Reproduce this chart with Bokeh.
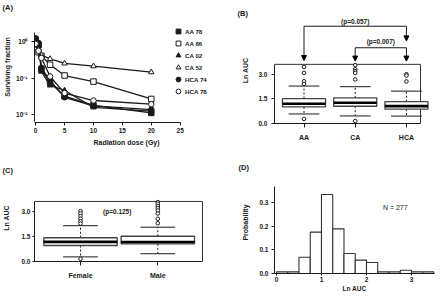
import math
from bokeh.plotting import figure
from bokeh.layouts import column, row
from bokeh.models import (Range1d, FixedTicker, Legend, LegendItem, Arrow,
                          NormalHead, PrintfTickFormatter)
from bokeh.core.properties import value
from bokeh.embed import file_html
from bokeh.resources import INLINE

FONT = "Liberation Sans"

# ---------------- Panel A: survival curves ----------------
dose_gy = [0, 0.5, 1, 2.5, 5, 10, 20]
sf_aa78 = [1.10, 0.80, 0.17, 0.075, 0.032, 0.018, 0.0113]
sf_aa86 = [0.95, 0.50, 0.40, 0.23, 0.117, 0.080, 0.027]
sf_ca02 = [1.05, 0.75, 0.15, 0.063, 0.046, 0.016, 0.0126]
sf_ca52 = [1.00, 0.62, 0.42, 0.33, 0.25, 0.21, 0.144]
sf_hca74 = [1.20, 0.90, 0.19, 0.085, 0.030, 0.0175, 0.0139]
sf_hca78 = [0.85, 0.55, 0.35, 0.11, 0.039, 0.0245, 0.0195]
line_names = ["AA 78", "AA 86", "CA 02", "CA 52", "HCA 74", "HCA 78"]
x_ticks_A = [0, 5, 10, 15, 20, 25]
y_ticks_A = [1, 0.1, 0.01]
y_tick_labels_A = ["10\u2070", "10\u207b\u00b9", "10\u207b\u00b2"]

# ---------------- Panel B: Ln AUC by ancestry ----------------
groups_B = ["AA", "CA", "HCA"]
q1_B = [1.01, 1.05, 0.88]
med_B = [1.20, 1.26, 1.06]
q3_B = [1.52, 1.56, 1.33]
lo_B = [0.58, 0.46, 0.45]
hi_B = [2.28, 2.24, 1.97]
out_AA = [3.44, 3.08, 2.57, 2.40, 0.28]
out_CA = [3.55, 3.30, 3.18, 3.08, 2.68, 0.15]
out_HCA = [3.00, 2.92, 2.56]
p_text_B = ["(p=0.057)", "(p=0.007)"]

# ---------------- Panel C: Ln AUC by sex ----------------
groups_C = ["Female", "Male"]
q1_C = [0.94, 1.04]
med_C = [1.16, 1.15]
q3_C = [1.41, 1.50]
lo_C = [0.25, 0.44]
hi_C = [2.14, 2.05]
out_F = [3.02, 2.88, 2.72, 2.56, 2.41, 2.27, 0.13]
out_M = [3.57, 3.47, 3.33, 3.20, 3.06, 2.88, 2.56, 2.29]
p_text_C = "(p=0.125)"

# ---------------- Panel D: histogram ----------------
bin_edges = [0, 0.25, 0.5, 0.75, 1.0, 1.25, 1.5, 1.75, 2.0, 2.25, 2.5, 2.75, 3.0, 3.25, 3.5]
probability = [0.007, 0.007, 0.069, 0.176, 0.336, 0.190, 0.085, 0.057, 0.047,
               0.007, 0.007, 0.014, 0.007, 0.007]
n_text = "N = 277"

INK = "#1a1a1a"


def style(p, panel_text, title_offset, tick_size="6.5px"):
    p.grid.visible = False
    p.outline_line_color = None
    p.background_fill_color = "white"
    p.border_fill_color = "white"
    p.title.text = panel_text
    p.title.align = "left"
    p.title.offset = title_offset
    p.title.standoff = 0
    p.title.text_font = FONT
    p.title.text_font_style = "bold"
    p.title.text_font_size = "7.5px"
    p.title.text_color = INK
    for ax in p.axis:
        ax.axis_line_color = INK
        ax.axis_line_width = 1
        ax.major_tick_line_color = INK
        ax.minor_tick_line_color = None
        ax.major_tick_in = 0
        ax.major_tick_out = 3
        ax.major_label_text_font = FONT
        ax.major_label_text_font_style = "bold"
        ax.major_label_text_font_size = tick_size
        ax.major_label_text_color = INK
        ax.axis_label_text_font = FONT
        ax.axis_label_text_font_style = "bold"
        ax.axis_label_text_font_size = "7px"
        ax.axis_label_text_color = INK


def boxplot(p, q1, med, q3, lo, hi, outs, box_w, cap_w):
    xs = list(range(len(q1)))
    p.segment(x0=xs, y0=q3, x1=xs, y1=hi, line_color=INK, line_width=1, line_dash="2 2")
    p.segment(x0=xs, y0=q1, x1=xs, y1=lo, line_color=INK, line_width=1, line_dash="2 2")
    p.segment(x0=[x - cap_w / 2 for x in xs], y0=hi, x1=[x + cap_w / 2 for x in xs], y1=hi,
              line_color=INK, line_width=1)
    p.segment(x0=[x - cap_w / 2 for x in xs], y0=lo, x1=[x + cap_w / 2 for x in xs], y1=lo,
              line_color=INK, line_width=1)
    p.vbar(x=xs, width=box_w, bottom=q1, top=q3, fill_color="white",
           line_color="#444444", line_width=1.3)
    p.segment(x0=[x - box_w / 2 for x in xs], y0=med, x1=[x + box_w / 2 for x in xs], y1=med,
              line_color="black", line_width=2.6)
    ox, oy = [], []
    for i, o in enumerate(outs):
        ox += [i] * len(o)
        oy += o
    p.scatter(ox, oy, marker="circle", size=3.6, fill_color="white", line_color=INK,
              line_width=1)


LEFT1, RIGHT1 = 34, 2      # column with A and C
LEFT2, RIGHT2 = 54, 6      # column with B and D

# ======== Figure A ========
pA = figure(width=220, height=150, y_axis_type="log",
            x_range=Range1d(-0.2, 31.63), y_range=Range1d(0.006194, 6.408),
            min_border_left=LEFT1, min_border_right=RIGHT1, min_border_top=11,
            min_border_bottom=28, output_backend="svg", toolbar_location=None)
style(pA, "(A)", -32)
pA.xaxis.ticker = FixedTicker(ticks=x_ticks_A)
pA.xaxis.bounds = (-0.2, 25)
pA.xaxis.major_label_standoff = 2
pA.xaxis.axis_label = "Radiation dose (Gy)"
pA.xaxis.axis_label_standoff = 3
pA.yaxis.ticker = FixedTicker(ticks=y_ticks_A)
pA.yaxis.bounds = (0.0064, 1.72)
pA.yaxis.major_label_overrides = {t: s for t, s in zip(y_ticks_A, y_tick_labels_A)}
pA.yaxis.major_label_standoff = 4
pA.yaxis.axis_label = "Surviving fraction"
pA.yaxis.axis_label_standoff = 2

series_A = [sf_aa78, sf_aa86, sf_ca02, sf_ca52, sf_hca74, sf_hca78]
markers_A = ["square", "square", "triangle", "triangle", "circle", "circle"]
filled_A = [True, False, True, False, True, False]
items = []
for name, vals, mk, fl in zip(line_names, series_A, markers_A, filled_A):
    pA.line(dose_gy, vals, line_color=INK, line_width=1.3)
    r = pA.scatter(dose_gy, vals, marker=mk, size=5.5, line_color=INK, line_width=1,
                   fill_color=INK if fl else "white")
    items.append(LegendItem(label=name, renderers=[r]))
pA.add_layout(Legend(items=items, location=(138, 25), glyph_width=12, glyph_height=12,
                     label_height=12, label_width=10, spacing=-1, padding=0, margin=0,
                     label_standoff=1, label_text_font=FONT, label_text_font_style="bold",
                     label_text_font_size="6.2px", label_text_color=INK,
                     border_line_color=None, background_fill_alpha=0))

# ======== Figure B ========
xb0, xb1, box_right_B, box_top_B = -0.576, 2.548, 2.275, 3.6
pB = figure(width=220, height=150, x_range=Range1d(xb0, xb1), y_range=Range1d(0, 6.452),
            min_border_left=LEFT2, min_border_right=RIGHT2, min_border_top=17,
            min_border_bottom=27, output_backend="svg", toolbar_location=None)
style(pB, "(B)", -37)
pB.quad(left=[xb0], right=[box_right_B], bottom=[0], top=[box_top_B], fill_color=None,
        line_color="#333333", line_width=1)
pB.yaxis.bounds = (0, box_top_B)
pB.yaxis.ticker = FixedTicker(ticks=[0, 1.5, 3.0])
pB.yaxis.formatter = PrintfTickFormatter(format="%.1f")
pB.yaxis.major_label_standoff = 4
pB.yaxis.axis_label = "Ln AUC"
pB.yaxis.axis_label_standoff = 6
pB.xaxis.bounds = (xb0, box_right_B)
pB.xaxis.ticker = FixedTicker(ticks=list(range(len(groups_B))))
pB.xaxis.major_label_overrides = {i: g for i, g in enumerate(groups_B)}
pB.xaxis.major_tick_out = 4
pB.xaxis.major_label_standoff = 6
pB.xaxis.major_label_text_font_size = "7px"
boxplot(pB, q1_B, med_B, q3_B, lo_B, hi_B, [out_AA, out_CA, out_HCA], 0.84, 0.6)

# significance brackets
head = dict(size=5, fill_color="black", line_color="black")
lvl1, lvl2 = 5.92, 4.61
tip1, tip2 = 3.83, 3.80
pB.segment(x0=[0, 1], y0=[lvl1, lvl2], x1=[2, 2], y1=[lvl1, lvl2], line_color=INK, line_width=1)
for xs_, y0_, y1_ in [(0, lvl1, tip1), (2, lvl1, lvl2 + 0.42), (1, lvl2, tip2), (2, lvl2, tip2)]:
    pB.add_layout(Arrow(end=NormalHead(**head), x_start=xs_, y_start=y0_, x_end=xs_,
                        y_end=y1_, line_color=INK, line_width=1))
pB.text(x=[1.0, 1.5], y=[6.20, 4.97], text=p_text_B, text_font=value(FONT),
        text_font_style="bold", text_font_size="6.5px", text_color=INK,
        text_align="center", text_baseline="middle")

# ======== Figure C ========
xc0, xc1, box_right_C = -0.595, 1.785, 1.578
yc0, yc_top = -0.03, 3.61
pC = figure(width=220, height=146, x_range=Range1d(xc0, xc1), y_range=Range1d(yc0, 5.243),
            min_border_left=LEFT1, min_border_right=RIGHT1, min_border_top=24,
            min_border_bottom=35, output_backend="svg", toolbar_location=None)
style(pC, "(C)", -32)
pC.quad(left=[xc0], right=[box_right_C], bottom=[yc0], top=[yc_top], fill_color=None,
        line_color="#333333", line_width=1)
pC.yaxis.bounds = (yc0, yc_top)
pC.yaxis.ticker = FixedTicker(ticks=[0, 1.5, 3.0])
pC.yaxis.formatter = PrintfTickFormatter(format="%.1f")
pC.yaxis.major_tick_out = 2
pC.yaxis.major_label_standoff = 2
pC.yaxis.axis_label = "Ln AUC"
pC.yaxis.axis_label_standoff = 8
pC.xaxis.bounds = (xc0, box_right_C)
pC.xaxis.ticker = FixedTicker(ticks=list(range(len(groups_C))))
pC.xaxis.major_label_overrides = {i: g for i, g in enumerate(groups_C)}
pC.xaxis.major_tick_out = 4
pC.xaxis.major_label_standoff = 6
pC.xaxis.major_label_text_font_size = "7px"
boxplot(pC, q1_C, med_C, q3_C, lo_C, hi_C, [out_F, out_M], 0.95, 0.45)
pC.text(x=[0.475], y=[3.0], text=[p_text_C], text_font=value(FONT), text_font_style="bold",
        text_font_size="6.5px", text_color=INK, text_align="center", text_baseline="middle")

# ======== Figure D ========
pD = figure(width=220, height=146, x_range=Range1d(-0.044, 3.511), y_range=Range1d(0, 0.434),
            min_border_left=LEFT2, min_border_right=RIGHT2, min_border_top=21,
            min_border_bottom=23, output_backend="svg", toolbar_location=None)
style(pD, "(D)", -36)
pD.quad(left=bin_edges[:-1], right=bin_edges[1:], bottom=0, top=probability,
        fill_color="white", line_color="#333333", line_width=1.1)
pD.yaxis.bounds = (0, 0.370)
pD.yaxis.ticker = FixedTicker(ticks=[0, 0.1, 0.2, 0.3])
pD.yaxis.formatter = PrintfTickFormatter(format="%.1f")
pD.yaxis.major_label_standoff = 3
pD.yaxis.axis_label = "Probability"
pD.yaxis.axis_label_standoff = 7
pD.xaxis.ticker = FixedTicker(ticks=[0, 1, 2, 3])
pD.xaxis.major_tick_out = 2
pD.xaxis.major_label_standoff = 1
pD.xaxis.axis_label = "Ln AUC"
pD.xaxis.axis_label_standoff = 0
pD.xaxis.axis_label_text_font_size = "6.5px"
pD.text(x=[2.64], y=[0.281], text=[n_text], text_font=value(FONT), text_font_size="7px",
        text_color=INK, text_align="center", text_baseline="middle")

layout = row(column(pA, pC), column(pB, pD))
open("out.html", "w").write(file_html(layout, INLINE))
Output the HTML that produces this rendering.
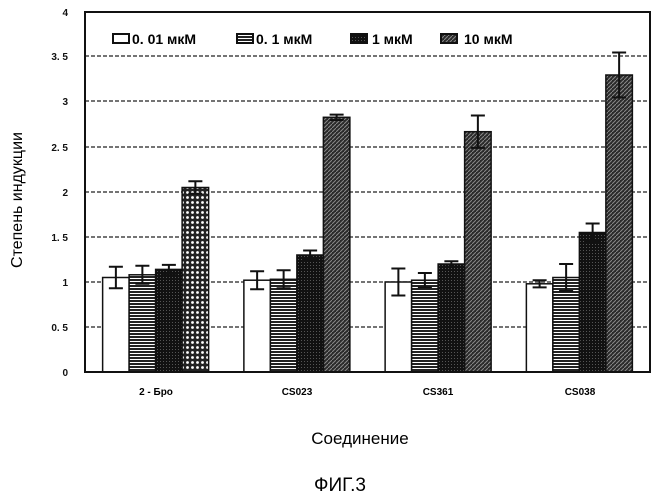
..........
Task description | Each line in the listing above either holds the string "with" or does not; state how many do, giving the number only.

Correct output | 3